Cantate en plusieurs mouvements ou symphonie pour soliste ? Comme l’opus qui suit (Symphonie n°14), Chostakovitch organise sa Symphonie n°13 en associant instruments et voix. L’œuvre n’a de disparate ou d’éclectique, en apparence, que ses options formelles. L’unité en est assurée par le prétexte littéraire : la symphonie suit le cycle de cinq poèmes d’Evguenei Evtouchenko : « Babi Yar », « l’Humour », « Au magasin », « les terreurs » et « la Carrière ». Le poète né en 1933, s’est fait connaître dès 1957, en dénonçant au nom de l’idéal révolutionnaire la corruption du système stalinien. Son poème affûté, « Babi Yar », dénonce en 1961, l’antisémitisme du pouvoir. Evtouchenko sera comme Chostakovitch déçu par les nouveaux décisionnaires politiques qui ont succédé au Stalinisme.
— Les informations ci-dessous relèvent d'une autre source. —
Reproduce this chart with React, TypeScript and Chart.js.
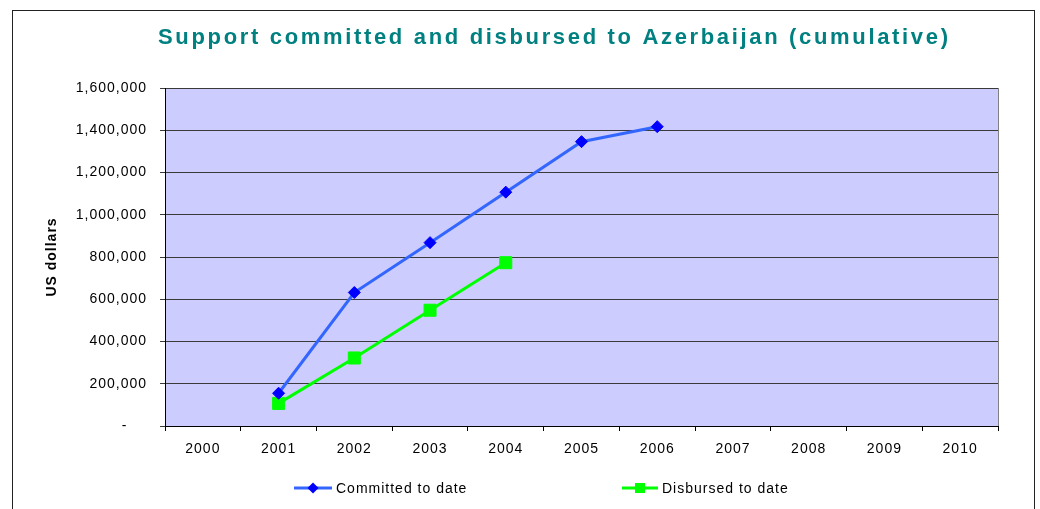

Le retour à un pouvoir centralisé, à ses dérives conformistes au nom du réalisme socialiste, ne fera qu’aiguiser l’opposition du poète, cependant de moins en moins militant, comme il l’avait été au début des années 60 (quand Chostakovitch s’engage pour sa prose et ses revendications), en organisant des meetings poétiques qui réunissaient plusieurs milliers de personnes.
Au départ, le compositeur ne souhaitait « illustrer » que le premier poème, découvert en 1961. Une première partition sur ce seul poème fut achevée en avril 1962. Puis, Chostakovitch décida de compléter l’œuvre en lui associant les poèmes complémentaires. La partition sur les 4 autres poèmes fut terminée en trois mois. Et l’auteur put entendre la création de sa Symphonie n°13, intitulée « Babi Yar », le 18 décembre 1962, sous la direction de Kirill Kondrachine (avec le soliste Vitaly Gromadski).
Fiche symphonie : Symphonie n°13, « Babi Yar»
Orchestre : percussions abondantes, comprenant castagnettes, xylophone, célesta, cloches… Contrebasses à 5 cordes.
Commentaires des cinq mouvements : l’adagio initial (1) peint l’horreur. La vision d’un charnier « Babi yar », le ravin des femmes, contenant de nombreux cadavres de juifs soviétiques martyrisés par les nazis. Atmosphère oppressante sur un rythme de marche, sons de cloches. Les courtes vagues chorales contrastent avec les phrases du soliste plus développées. L’allegretto (« l’humour ») (2) est porté par le sarcasme léger et mordant du compositeur : l’humour qui y est célébré, est le plus irrévérencieux, c’est l’apologie de l’insolence contre toute forme d’oppression et d’autorité. L’adagio d’ « Au magasin » (3) est durablement construit sur un registre doux et songeur. Le quotidien des femmes russes y est évoqué : faire de longues queues devant les magasins. Le largo (« les terreurs ») (4) s’inscrit contre la période de la déstalinisation. Le compositeur, inspiré par la poète y exprime la terreur des temps où « parler à sa propre femme » était une « terreur »… Dans l’allegretto final (« la carrière »)(5), Chostakovitch évoque les hommes de bonne volonté qui par leurs idées, ont pris des risques. Lui-même inquiété et menacé par le régime soviétique, semble inspiré tour à tour par une apparente insouciance puis une profondeur méditative : il se confesse à lui-même, non sans un cynisme terrifiant : « je fais une carrière en ne la faisant pas ».